Sperando di poter contribuire al dibattito aperto sulla scuola, dando voce ai protagonisti della DAD e delle lezioni in presenza ai tempi del Covid, pubblichiamo questa riflessione rimbalzata sui social di una docente di un liceo.

“Credo di aver vissuto oggi uno dei momenti più intensi della mia carriera da docente. Tutto è iniziato questa mattina, quando dopo un’ora di spiegazione in DaD, una delle mie alunne (per dovere di cronaca specifico che è una dall’8 facile, sempre attenta e presente a distanza e a scuola) mi ha detto: “Prof io non ho voglia più di ascoltarla, voglio che sia lei ad ascoltare me. Sono stanca, sto male, voglio una vita normale. Non mi importa dei tira e molla che fa la politica, il problema non è solo la didattica a distanza o in presenza, il problema è che nessuno ci chiede noi come stiamo, tanto noi non abbiamo problemi e facciamo solo capricci… A lei si è accodata tutta la classe…

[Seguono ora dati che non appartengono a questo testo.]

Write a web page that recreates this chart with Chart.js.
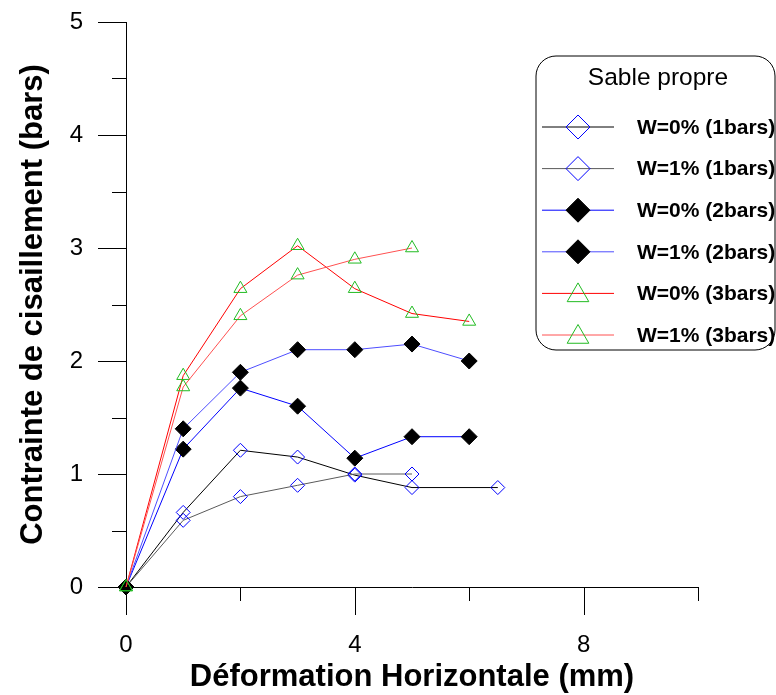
<!DOCTYPE html>
<html>
<head>
<meta charset="utf-8">
<script src="https://cdn.jsdelivr.net/npm/chart.js@4.4.1/dist/chart.umd.min.js"></script>
<style>
    html, body { margin: 0; padding: 0; background: #fff; }
</style>
</head>
<body>
<canvas id="myChart" width="776" height="695"></canvas>
<script>
// values
const legendTitle = 'Sable propre';
const seriesNames = ['W=0% (1bars)', 'W=1% (1bars)', 'W=0% (2bars)', 'W=1% (2bars)', 'W=0% (3bars)', 'W=1% (3bars)'];

const xW0b1 = [0, 1, 2, 3, 4, 5, 6.5];
const yW0b1 = [0, 0.66, 1.21, 1.15, 0.99, 0.88, 0.88];
const xW1b1 = [0, 1, 2, 3, 4, 5];
const yW1b1 = [0, 0.59, 0.8, 0.9, 1.0, 1.0];

const xW0b2 = [0, 1, 2, 3, 4, 5, 6];
const yW0b2 = [0, 1.22, 1.76, 1.6, 1.14, 1.33, 1.33];
const xW1b2 = [0, 1, 2, 3, 4, 5, 6];
const yW1b2 = [0, 1.4, 1.9, 2.1, 2.1, 2.15, 2.0];

const xW0b3 = [0, 1, 2, 3, 4, 5, 6];
const yW0b3 = [0, 1.87, 2.64, 3.02, 2.64, 2.42, 2.35];
const xW1b3 = [0, 1, 2, 3, 4, 5];
const yW1b3 = [0, 1.77, 2.4, 2.76, 2.9, 3.0];

const xTickLabels = [0, 4, 8];
const xMinorTicks = [2, 6, 10];
const yTickLabels = [0, 1, 2, 3, 4, 5];
const yMinorTicks = [0.5, 1.5, 2.5, 3.5, 4.5];

const FONT = '"Liberation Sans", Arial, sans-serif';

const toPoints = (xs, ys) => xs.map((x, i) => ({x: x, y: ys[i]}));

const makeSet = (label, xs, ys, line, style, stroke, fill, radius, order) => ({
    label: label,
    data: toPoints(xs, ys),
    showLine: true,
    borderColor: line,
    borderWidth: 1,
    pointStyle: style,
    pointRadius: radius,
    pointHoverRadius: radius,
    pointBorderColor: stroke,
    pointBackgroundColor: fill,
    pointBorderWidth: 1,
    order: order, // later series end up on top
    clip: false
});

const datasets = [
    makeSet(seriesNames[0], xW0b1, yW0b1, '#000000', 'rectRot', '#0000ff', 'rgba(0,0,0,0)', 7, 6),
    makeSet(seriesNames[1], xW1b1, yW1b1, '#5a5a5a', 'rectRot', '#0000ff', 'rgba(0,0,0,0)', 7, 5),
    makeSet(seriesNames[2], xW0b2, yW0b2, '#0000ff', 'rectRot', '#000000', '#000000', 8, 4),
    makeSet(seriesNames[3], xW1b2, yW1b2, '#4d4dff', 'rectRot', '#000000', '#000000', 8, 3),
    makeSet(seriesNames[4], xW0b3, yW0b3, '#ff0000', 'triangle', '#22bb22', 'rgba(0,0,0,0)', 7.5, 2),
    makeSet(seriesNames[5], xW1b3, yW1b3, '#ff5050', 'triangle', '#22bb22', 'rgba(0,0,0,0)', 7.5, 1)
];

// tick marks: long ones at labelled values, short ones in between
const tickMarks = {
    id: 'tickMarks',
    beforeDatasetsDraw(chart) {
        const ctx = chart.ctx;
        const xs = chart.scales.x;
        const ys = chart.scales.y;
        const left = chart.chartArea.left;
        const bottom = chart.chartArea.bottom;
        ctx.save();
        ctx.strokeStyle = '#000';
        ctx.lineWidth = 1;
        ctx.beginPath();
        yTickLabels.forEach(v => {
            const p = Math.round(ys.getPixelForValue(v)) + 0.5;
            ctx.moveTo(left - 28, p); ctx.lineTo(left, p);
        });
        yMinorTicks.forEach(v => {
            const p = Math.round(ys.getPixelForValue(v)) + 0.5;
            ctx.moveTo(left - 14, p); ctx.lineTo(left, p);
        });
        xTickLabels.forEach(v => {
            const p = Math.round(xs.getPixelForValue(v)) + 0.5;
            ctx.moveTo(p, bottom); ctx.lineTo(p, bottom + 28);
        });
        xMinorTicks.forEach(v => {
            const p = Math.round(xs.getPixelForValue(v)) + 0.5;
            ctx.moveTo(p, bottom); ctx.lineTo(p, bottom + 14);
        });
        ctx.stroke();
        ctx.restore();
    }
};

function marker(ctx, style, x, y, r) {
    ctx.beginPath();
    if (style === 'triangle') {
        for (let i = 0; i < 3; i++) {
            const a = i * 2 * Math.PI / 3;
            const px = x + Math.sin(a) * r;
            const py = y - Math.cos(a) * r;
            if (i === 0) ctx.moveTo(px, py); else ctx.lineTo(px, py);
        }
    } else {
        ctx.moveTo(x, y - r);
        ctx.lineTo(x + r, y);
        ctx.lineTo(x, y + r);
        ctx.lineTo(x - r, y);
    }
    ctx.closePath();
    ctx.fill();
    ctx.stroke();
}

// the boxed legend at the top right
const legendBox = {
    id: 'legendBox',
    afterDraw(chart) {
        const ctx = chart.ctx;
        const bx = 536, by = 56, bw = 239, bh = 294, r = 20;
        ctx.save();
        ctx.beginPath();
        ctx.moveTo(bx + r, by);
        ctx.arcTo(bx + bw, by, bx + bw, by + bh, r);
        ctx.arcTo(bx + bw, by + bh, bx, by + bh, r);
        ctx.arcTo(bx, by + bh, bx, by, r);
        ctx.arcTo(bx, by, bx + bw, by, r);
        ctx.closePath();
        ctx.fillStyle = '#fff';
        ctx.fill();
        ctx.strokeStyle = '#000';
        ctx.lineWidth = 1;
        ctx.stroke();

        ctx.fillStyle = '#000';
        ctx.font = '24.5px ' + FONT;
        ctx.textAlign = 'center';
        ctx.textBaseline = 'middle';
        ctx.fillText(legendTitle, 658, 78);

        chart.data.datasets.forEach((ds, i) => {
            const y = 127 + i * 41.6;
            ctx.strokeStyle = ds.borderColor;
            ctx.lineWidth = 1;
            ctx.beginPath();
            ctx.moveTo(542, y);
            ctx.lineTo(614, y);
            ctx.stroke();
            ctx.strokeStyle = ds.pointBorderColor;
            ctx.fillStyle = ds.pointBackgroundColor;
            marker(ctx, ds.pointStyle, 578, ds.pointStyle === 'triangle' ? y + 2 : y, ds.pointStyle === 'triangle' ? 12.5 : 12);
            ctx.fillStyle = '#000';
            ctx.font = 'bold 21px ' + FONT;
            ctx.textAlign = 'left';
            ctx.fillText(ds.label, 637, y + 1);
        });
        ctx.restore();
    }
};

const ctx = document.getElementById('myChart').getContext('2d');

const myChart = new Chart(ctx, {
    type: 'scatter',
    data: {datasets: datasets},
    options: {
        responsive: false,
        animation: false,
        layout: {padding: {top: 22, right: 78, left: 0, bottom: 0}},
        plugins: {
            legend: {display: false},
            tooltip: {enabled: false}
        },
        scales: {
            x: {
                type: 'linear',
                min: 0,
                max: 10,
                afterBuildTicks: (scale) => {
                    scale.ticks = xTickLabels.map(v => ({value: v}));
                },
                afterFit: (scale) => {
                    scale.height = 108;
                    scale.paddingLeft = 0;
                    scale.paddingRight = 0;
                },
                grid: {display: false, drawTicks: false},
                border: {display: true, color: '#000', width: 1},
                ticks: {
                    padding: 44,
                    maxRotation: 0,
                    color: '#000',
                    font: {family: FONT, size: 24}
                },
                title: {
                    display: true,
                    text: 'Déformation Horizontale (mm)',
                    color: '#000',
                    padding: {top: 0, bottom: -1},
                    font: {family: FONT, size: 31, weight: 'bold'}
                }
            },
            y: {
                type: 'linear',
                min: 0,
                max: 5,
                afterBuildTicks: (scale) => {
                    scale.ticks = yTickLabels.map(v => ({value: v}));
                },
                afterFit: (scale) => {
                    scale.width = 126;
                    scale.paddingTop = 0;
                    scale.paddingBottom = 0;
                },
                grid: {display: false, drawTicks: false},
                border: {display: true, color: '#000', width: 1},
                ticks: {
                    padding: 43,
                    color: '#000',
                    font: {family: FONT, size: 24}
                },
                title: {
                    display: true,
                    text: 'Contrainte de cisaillement (bars)',
                    color: '#000',
                    padding: {top: 15, bottom: 0},
                    font: {family: FONT, size: 31, weight: 'bold'}
                }
            }
        }
    },
    plugins: [tickMarks, legendBox]
});
</script>
</body>
</html>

Li ho ascoltati… E mi sono sentita in colpa perché in questi mesi ho pensato solo a portare avanti il programma e ad avere valutazioni…. Ho chiuso il canale dell’empatia, tutta concentrata sulla ‘bella figura’ da fare con il ministero perché non si dica che in DaD si perde tempo! Ho smesso di essere insegnante e sono diventata una burocrate! E invece il tempo l’ho perso… Non mi sono accorta (non ho voluto farlo) che i miei alunni si stanno spegnendo, che si sentono impauriti dal futuro, e che vorrebbero solo più ascolto dagli adulti.

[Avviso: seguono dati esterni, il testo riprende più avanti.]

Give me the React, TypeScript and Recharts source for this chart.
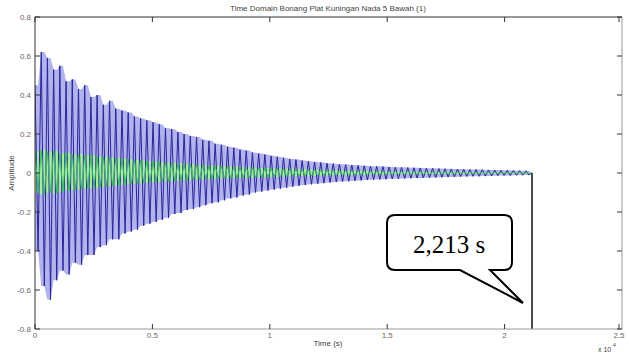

Ho pianto con loro, ho pianto per loro. Cari alunni vi chiedo scusa per avervi trattato come pratiche da smaltire, vi chiedo scusa se non ho ascoltato i vostri silenzi carichi di angoscia, vi chiedo scusa se non ho capito che dietro a quel compito non consegnato c’era l’apatia delle vostre giornate senza più colori. Cari ragazzi, non dobbiamo farvi spegnere, in fondo siete voi il nostro futuro”.